Combined net profits of Saudi Arabia’s 14 listed petrochemicals firms fell by a fifth from a year earlier, to SR6.8bn ($1.8bn) for the three-month period ending 30 June. However, some have managed to beat analysts’ expectations, according to a report from news agency Reuters.

Saudi Kayan Petrochemicals Company (Kayan) was a bright spot for the petrochemicals sector, as it swung to second-quarter profitability, helped by the lower costs of feedstock and improved quantities of sale. Improved operational performance also helped company profits in spite of lower average sales prices of most products.

Saudi Basic Industries Corporation (Sabic), the world’s biggest chemicals exporter, however, reported a 23 per cent slide in net profit as lower average sales prices of its products continued to extend the earnings slump. With market dynamics out of its control, Sabic is now looking to turn the business around by controlling costs and spinning off some of its poorly-performing foreign assets.

Sabic is not the only major refiner reporting weak profits.
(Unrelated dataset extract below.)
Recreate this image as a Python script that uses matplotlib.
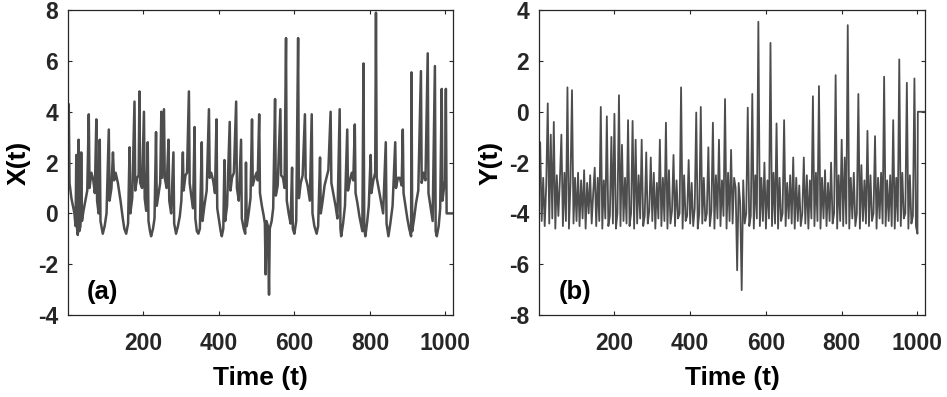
import numpy as np
import matplotlib
matplotlib.use("Agg")
import matplotlib.pyplot as plt

plt.rcParams['font.family'] = ['Liberation Sans', 'DejaVu Sans']
plt.rcParams['font.weight'] = 'bold'
plt.rcParams['axes.unicode_minus'] = False

# X(t): sample times and values
x_time = [1, 3, 5, 10, 14, 18, 21, 23, 25, 27,
          29, 31, 34, 36, 38, 42, 47, 52, 56, 58,
          63, 68, 72, 76, 78, 82, 85, 87, 93, 98,
          103, 109, 111, 116, 120, 123, 127, 133, 140, 146,
          150, 155, 160, 164, 166, 171, 177, 179, 184, 188,
          190, 192, 197, 202, 204, 208, 212, 214, 218, 221,
          226, 230, 234, 236, 241, 245, 248, 250, 255, 257,
          262, 267, 269, 274, 280, 282, 287, 292, 297, 301,
          305, 307, 312, 316, 321, 323, 328, 332, 336, 338,
          342, 346, 350, 355, 357, 362, 368, 374, 376, 380,
          385, 390, 394, 396, 401, 405, 408, 412, 415, 417,
          422, 429, 431, 435, 440, 446, 448, 453, 459, 461,
          466, 470, 472, 474, 479, 484, 488, 490, 495, 500,
          503, 507, 509, 514, 519, 522, 524, 526, 530, 533,
          535, 540, 544, 549, 551, 556, 563, 565, 570, 574,
          578, 580, 585, 590, 594, 596, 600, 605, 610, 612,
          617, 622, 628, 630, 635, 641, 646, 648, 653, 659,
          663, 668, 670, 675, 680, 685, 690, 696, 698, 703,
          709, 714, 720, 722, 724, 729, 734, 740, 742, 747,
          752, 756, 760, 762, 767, 772, 776, 780, 783, 785,
          788, 793, 797, 802, 804, 809, 814, 816, 818, 823,
          829, 835, 842, 844, 849, 854, 860, 867, 869, 874,
          879, 884, 887, 889, 894, 899, 904, 909, 910, 912,
          917, 922, 928, 935, 937, 942, 947, 953, 955, 960,
          966, 972, 974, 977, 982, 986, 990, 992, 996, 999,
          1001, 1003, 1020]
x_vals = [1.7, 4.3, 1.2, 0.6, 0.3, 0.0, -0.5, 2.3, -0.6, -0.85,
          2.9, -0.7, -0.5, 2.4, -0.3, 0.1, 0.5, 0.9, 3.9, 1.0,
          1.6, 1.3, 0.8, 3.7, 0.5, 0.0, 2.9, -0.3, -0.8, -0.5,
          0.0, 3.3, 0.5, 1.0, 2.4, 1.3, 1.6, 1.2, 0.5, -0.2,
          -0.6, -0.8, -0.4, 2.6, 0.0, 0.6, 4.4, 0.9, 1.4, 1.5,
          4.8, 1.2, 1.0, 4.0, 0.6, 0.1, 2.8, -0.3, -0.7, -0.9,
          -0.6, -0.2, 3.2, 0.3, 0.8, 1.2, 4.0, 1.4, 4.1, 1.4,
          1.0, 2.9, 0.5, 0.0, 2.4, -0.4, -0.8, -0.5, -0.1, 0.5,
          2.4, 0.9, 1.5, 1.6, 4.8, 1.2, 0.6, 0.2, 3.4, -0.2,
          -0.7, -0.8, -0.6, 2.8, -0.3, 0.3, 0.9, 4.1, 1.4, 1.6,
          1.3, 0.8, 3.7, 0.2, -0.3, -0.7, -0.9, -0.6, 2.1, -0.3,
          0.3, 3.6, 0.9, 1.4, 1.6, 4.4, 1.0, 0.5, 2.9, -0.2,
          -0.6, -0.8, 2.0, -0.5, 0.0, 0.6, 3.7, 1.1, 1.4, 1.6,
          1.3, 3.9, 0.8, 0.3, -0.1, -0.4, -2.4, -0.3, -0.5, -3.2,
          -0.6, -0.3, 0.2, 4.5, 0.7, 1.1, 4.1, 1.5, 1.4, 1.0,
          6.9, 0.5, 0.0, -0.4, 1.8, -0.6, -0.8, -0.3, 6.9, 0.6,
          1.2, 1.5, 3.9, 1.4, 1.1, 0.5, 3.9, 0.0, -0.5, -0.8,
          -0.5, 2.2, 0.0, 0.5, 1.1, 1.4, 1.7, 4.0, 1.2, 0.8,
          0.3, -0.2, 4.1, -0.6, -0.9, -0.4, 0.3, 3.3, 0.9, 1.3,
          1.6, 1.3, 3.5, 0.8, 0.4, -0.1, -0.4, -0.7, 5.9, -0.6,
          -0.9, -0.3, 0.3, 2.3, 0.8, 1.3, 1.6, 7.9, 1.4, 1.0,
          0.5, 0.0, 2.8, -0.4, -0.9, -0.4, 0.3, 2.8, 1.0, 1.4,
          1.4, 1.1, 3.3, 0.8, 0.3, -0.2, -0.6, -0.9, 5.55, -0.7,
          -0.2, 0.4, 0.9, 5.6, 1.2, 1.6, 1.3, 6.3, 0.8, 0.3,
          -0.3, 5.8, -0.7, -0.9, -0.5, 0.2, 4.9, 0.5, 1.0, 1.3,
          4.9, 0.0, 0.0]

# Y(t): values read every 4 time steps from panel (b)
y_step = 4
y_vals = [-3.0, -1.2, -4.3, -2.6, -4.5, -2.9, 0.33, -4.4, -0.9, -4.2,
          -0.4, -4.6, -2.5, -4.1, -2.7, -0.9, -4.5, -2.4, -4.3, 0.96,
          -4.6, -2.8, 0.85, -4.4, -2.6, -4.3, -2.4, -4.5, -2.7, -4.2,
          -2.3, -4.6, -2.8, -4.0, -2.5, -4.4, -3.2, -2.2, -4.5, -2.6,
          -4.3, 0.19, -4.6, -2.7, -4.2, -0.18, -4.5, -4.1, -0.99, -4.4,
          -0.08, -4.6, -4.0, 0.65, -4.5, -1.3, -4.3, -2.6, -4.4, -0.33,
          -4.5, -4.0, -0.36, -4.6, -1.1, -4.4, -2.5, -4.2, -1.1, -4.5,
          -4.1, -1.6, -4.4, -3.9, -1.8, -4.3, -2.4, -4.6, -2.8, -4.2,
          -1.1, -4.5, -2.6, -4.3, -0.43, -4.6, -2.3, -4.4, -3.9, -1.7,
          -4.5, -2.7, -4.2, -4.0, 0.96, -4.6, -2.5, -4.3, -4.1, -1.9,
          -4.4, -2.8, -4.5, -3.8, -0.03, -4.6, -4.0, 0.19, -4.4, -2.6,
          -4.3, -4.0, -1.4, -4.5, -3.9, -0.43, -4.6, -2.5, -4.2, -1.1,
          -4.5, -2.7, -4.1, 0.5, -4.6, -2.4, -4.3, -1.5, -4.4, -2.6,
          -3.0, -6.24, -2.8, -3.6, -7.02, -2.7, -4.4, -4.0, 0.16, -4.5,
          -4.1, 0.7, -4.6, -2.5, -4.2, 3.54, -4.5, -2.6, -4.3, -2.0,
          -4.6, -2.7, -4.2, 2.71, -4.5, -2.4, -4.4, -0.46, -4.6, -2.6,
          -4.3, -4.0, -0.33, -4.5, -2.8, -4.2, -2.5, -4.4, -1.8, -4.6,
          -2.6, -4.3, -2.9, -4.5, -4.0, -1.8, -4.4, -2.5, -4.6, -2.7,
          -4.2, 0.61, -4.5, -2.4, -4.3, 1.01, -4.6, -2.6, -4.2, -2.3,
          -4.5, -2.8, -4.3, -2.0, -4.4, -4.0, 1.44, -4.6, -2.5, -4.3,
          -1.1, -4.5, -1.8, -4.4, 3.41, -4.6, -2.6, -4.2, -2.4, -4.5,
          -4.0, 0.7, -4.6, -2.1, -4.3, -2.7, -4.4, -0.75, -4.5, -2.5,
          -4.3, -4.0, -0.96, -4.6, -2.6, -4.2, -2.4, -4.4, 1.38, -4.5,
          -2.7, -4.3, -2.5, -4.5, -0.33, -4.6, -2.6, -4.3, 2.06, -4.5,
          -2.4, -4.2, -4.0, 1.14, -4.6, -2.5, -4.4, -4.1, 1.31, -4.5,
          -4.8]
y_tail_time = [1001, 1020]
y_tail_vals = [0.0, 0.0]

xticks = [200, 400, 600, 800, 1000]
x_yticks = [-4, -2, 0, 2, 4, 6, 8]
y_yticks = [-8, -6, -4, -2, 0, 2, 4]

y_time = list(np.arange(len(y_vals)) * y_step) + y_tail_time
y_all = y_vals + y_tail_vals

line_col = '#4d4d4d'
txt_col = '#262626'

fig = plt.figure(figsize=(9.47, 3.97), dpi=100)
ax1 = fig.add_axes([0.0718, 0.2065, 0.4066, 0.768])
ax2 = fig.add_axes([0.5692, 0.2065, 0.4076, 0.768])

panels = [(ax1, x_time, x_vals, 'X(t)', x_yticks, '(a)', 1.8),
          (ax2, y_time, y_all, 'Y(t)', y_yticks, '(b)', 1.3)]

for ax, tt, vv, lab, yt, tag, lw in panels:
    ax.plot(tt, vv, color=line_col, lw=lw)
    ax.set_xlim(1, 1020)
    ax.set_ylim(yt[0], yt[-1])
    ax.set_xticks(xticks)
    ax.set_yticks(yt)
    ax.tick_params(direction='in', length=3, width=0.8, top=True, right=True,
                   labelsize=16.5, colors=txt_col)
    ax.tick_params(axis='x', pad=12)
    ax.tick_params(axis='y', pad=7)
    for lb in ax.get_xticklabels() + ax.get_yticklabels():
        lb.set_fontweight('bold')
    for sp in ax.spines.values():
        sp.set_color(txt_col)
        sp.set_linewidth(0.9)
    ax.set_xlabel('Time (t)', fontsize=19, fontweight='bold', color='black', labelpad=8)
    ax.set_ylabel(lab, fontsize=19, fontweight='bold', color='black', labelpad=5)
    ax.text(0.05, 0.035, tag, transform=ax.transAxes, fontsize=18.5,
            fontweight='bold', color='black', ha='left', va='bottom')

fig.savefig('out.png', dpi=100)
Rabigh Refining & Petrochemical Company (PetroRabigh) said its net income slipped 79 per cent for the three months ending 30 June.

Further hits to profits are likely to come later this year from a reduction of subsidies for chemicals manufacturers.

Saudi Arabia, which is Opec’s biggest oil producer and the largest Middle Eastern economy, has already removed some subsidies on feedstock and utilities including gas and electricity, and the kingdom plans to trim them further to compensate for falling oil revenues.

Unless something dramatic takes place on the supply side that can boost revenues and margins, petrochemicals producers are likely to continue their struggle with maintaining and growing profitability in the second half of this year, with a few exceptions such as Kayan.